Jesse Mumm, PhD.
Gentrification is the process by which a new class of higher status residents appropriates a geographic area leading to the displacement of lower status residents. While this seems a simple and direct definition, there are few words in the English language so contested, and few concepts as chronically manipulated or misrepresented (Lees, Slater & Wyly 2010 & 2008). The radical sociologist Ruth Glass coined the word ‘gentrification’ to describe what was already happening to central London in the early sixties. She defined gentrification as “an upper-middle class takeover” of “[s]habby, modest” housing “upgraded” into “elegant, expensive residences” that are “enormously inflated” in “status and value” until “all or most of the original working class occupiers are displaced” and “the whole social character of the district is changed” (1964: xviii-xix). Gentrification is happening in most US cities, most European cities, and throughout Latin America and parts of Asia, Africa, and the Middle East, especially where income inequality by race or class divide cities into upscale versus impoverished terrains. Gentrification is often denied or presented in the misinformed discourse of ‘a little good and little bad,’ precisely because to identify oppression and displacement is to recognize that race and class inequalities still determine who has a right to community in a democratic society and who does not. The ‘statuses’ and processes’ in the definition may be wildly varied from place to place, but in the US this generally involves city policies, local political collusion, and real estate capital re-concentration in conjunction with a largely white middle class rental and buyer market. Over years these factions actively work together to remake and rebrand urban neighborhoods and artificially inflate local real estate values, which becomes the main lever for forcing longer term residents—who tend to be largely people of color—to relocate to avoid higher taxes and rents.
If there is no ‘gentry’ as a group, and no process by which they actively displace others, then there would be little use for the word, and some of its most common code words might be more appropriate: improvement, rehabbing, redevelopment, restoration—all of which omit human social actors. Yet gentrification is not natural or inevitable—neither rain nor astrology—but rather a thing people do to other people. Its effects in Chicago include increasing homelessness, decreasing affordability, chaos in local school systems, increasing violence paralleling increased local income inequality and gang territory disruption, and all the attendant economic stressors of shifting more of the wealth of the poor toward the landowning classes. The deeper subjective burden of losing social networks, community fabric, crucial institutions, and paths and places of meaning, through no fault of their own, is now the subject of a growing literature on the violence of displacement.
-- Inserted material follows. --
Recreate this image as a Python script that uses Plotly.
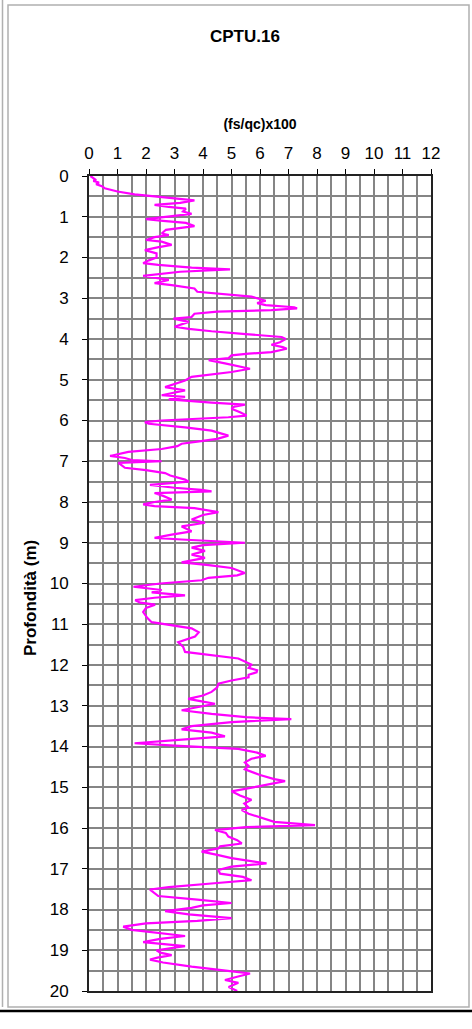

In the United States the overwhelming majority of gentrified neighborhoods were artificially devaluated by the white market and the real estate industry as they became majority black or Latino in the middle of the twentieth century. I argue in my work that gentrification in Chicago reveals distinct white and non-white racial histories, relies on a “racial fix” in the speculative housing market, produces new profits from past racism, and effectively generates new forms of flexible racism based on what I call “intimate segregation” (Mumm 2008, 2016 & 2017). Rather than creating places of social integration as often sold or promoted in city policy, gentrification instead reinforces race and class divisions, disrupts and destroys established working class communities, and engages the white middle class in leading parallel lives in proximity to people of color they largely ignore. Gentrification in present day Chicago and other US cities has also been one central impetus for black and Latino communities to reexamine their social and political capital and to resist displacement by organizing directly on behalf of the right to community.
Glass, Ruth. 1964. London: Aspects Of Change. Centre for Urban Studies: 3, London: MacGibbon & Kee.
Lees, Loretta, Tom Slater, & Elvin Wyly. 2008. Gentrification. New York: Routledge.
———-. 2010. The Gentrification Reader. New York: Routledge.
Mumm, Jesse. 2008. “Redoing Chicago: Gentrification, Race, and Intimate Segregation,” North
American Dialogue, Society for the Anthropology of North America, April 2008, 11(1): pp. 16-19.
———-. 2016. “Gentrification in Color and Time: White and Puerto Rican Racial Histories at
Work in Humboldt Park,” CENTRO Journal, 28:2, December 2016, pp. 152-189.
———-. 2017. “The Racial Fix: White Currency in the Gentrification of Black and Latino
Chicago,” Focaal: The Journal of Global Anthropology, accepted for publication, forthcoming late 2017.